Freedom to Fish Act
- Long title: To prohibit the Corps of Engineers from taking certain actions to establish a restricted area prohibiting public access to waters downstream of a dam, and for other purposes.
- Announced in: the 113th United States Congress
- Sponsored by: Senator Lamar Alexander (R-TN)
- Number of co-sponsors: 0

Codification
- Acts affected: Flood Control Act of 1944
- U.S.C. sections affected: 16 U.S.C. § 460d
- Agencies affected: United States Department of the Army

[S. 982 Legislative history]
- Introduced in the Senate as S. 982 by Lamar Alexander (R-TN) on May 16, 2013; Passed the Senate on May 16, 2013 (Unanimous consent); Passed the House on May 21, 2013 (Voice vote); Signed into law by President Barack Obama on June 3, 2013;

= Freedom to Fish Act =

The Freedom to Fish Act () is a law that creates a two-year moratorium on plans by the Chief of the Army Corps of Engineers to restrict access of the general public to the tailwaters along the Cumberland River, primarily located in Kentucky and Tennessee. The tailwater of a river is the area immediately following a dam-like structure where there is better fishing than elsewhere on the river. The Army Corps of Engineers announced that they would be restricting access to these areas in 2012 for reasons of safety.

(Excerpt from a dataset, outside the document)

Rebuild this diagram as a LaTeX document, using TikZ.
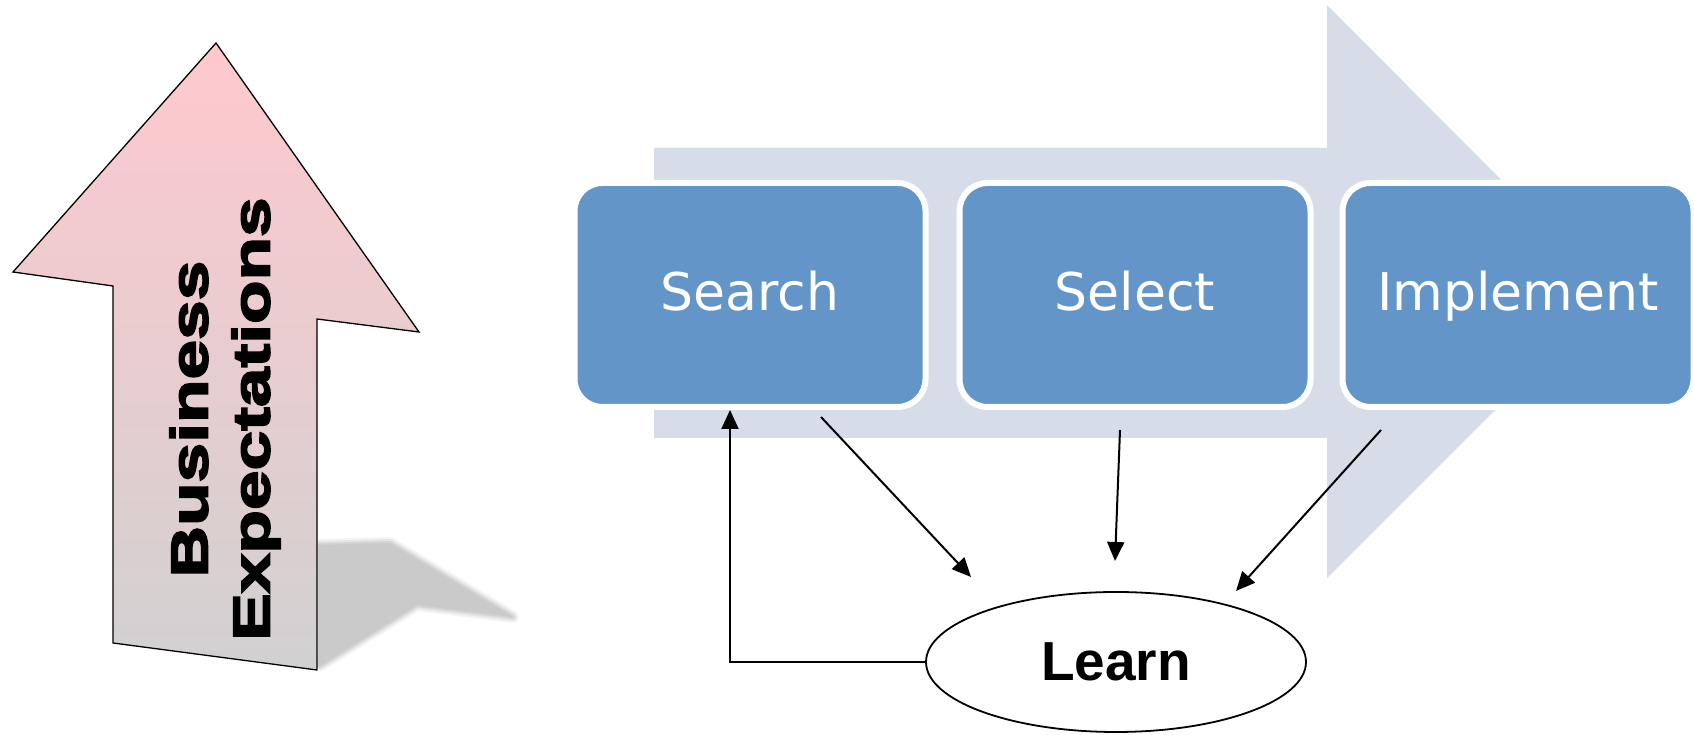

The bill passed during the 113th United States Congress and was signed into law on June 3, 2013.

==Provisions/elements of the bill==
This summary is based largely on the summary provided by the Congressional Research Service, a public domain source.

The Freedom to Fish Act requires the Chief of the United States Army Corps of Engineers to: (1) cease implementing and enforcing, until two years after enactment of the Act, any restricted area for hazardous waters at dams and other civil works structures in the Cumberland River Basin that the Chief established or modified between August 1, 2012, and the day before the enactment of this Act; and (2) remove any permanent physical barriers constructed in connection with such area.

The Freedom to Fish Act also requires the Chief, before establishing any such restricted area after the Act's enactment, to: (1) ensure that any restrictions are based on operational conditions that create hazardous waters, and (2) publish and seek and consider public comment on a draft describing the restricted area. The Act prohibits the Chief from: (1) implementing or enforcing the restricted area until two years after this Act's enactment, or (2) taking any action to establish a permanent physical barrier in connection with such area. (Excludes the installation and maintenance of measures for alerting the public of hazardous water conditions as such a permanent physical barrier.)

It also makes enforcement of a restricted area the sole responsibility of the state in which such area is located. Finally, it prohibits the Chief from assessing any penalty for entering a restricted area of public park and recreational facilities at water resource development projects.

==Procedural history==

===Senate===
The Freedom to Fish Act was introduced into the United States Senate by Senator Lamar Alexander (R-TN) on May 16, 2013. It passed the Senate later that day by unanimous consent.

===House===
The Freedom to Fish Act was received in the United States House of Representatives on May 20, 2013. It passed by voice vote on May 21, 2013.

===Presidential action===
The Freedom to Fish Act was presented to the President of the United States Barack Obama on May 22, 2013. He signed it into law on June 3, 2013.

==Debate and discussion==
The bill received the support of Senators Rand Paul, Mitch McConnell, Lamar Alexander, and Bob Corker, the four Senators from the states affected : Tennessee and Kentucky. In a statement, Senator Paul indicated that he was in favor of the legislation because it protected the "livelihoods of many business owners and fishermen" and prevented "the bureaucratic overreach of the Army Corps".

In a press release, Representative Ed Whitfield from Kentucky explained his involvement in getting the legislation passed, detailing meetings he attended with members of the Army Corps of Engineers and compromises he attempted to get them to allow for more public comment on their decision to block off the tailwaters.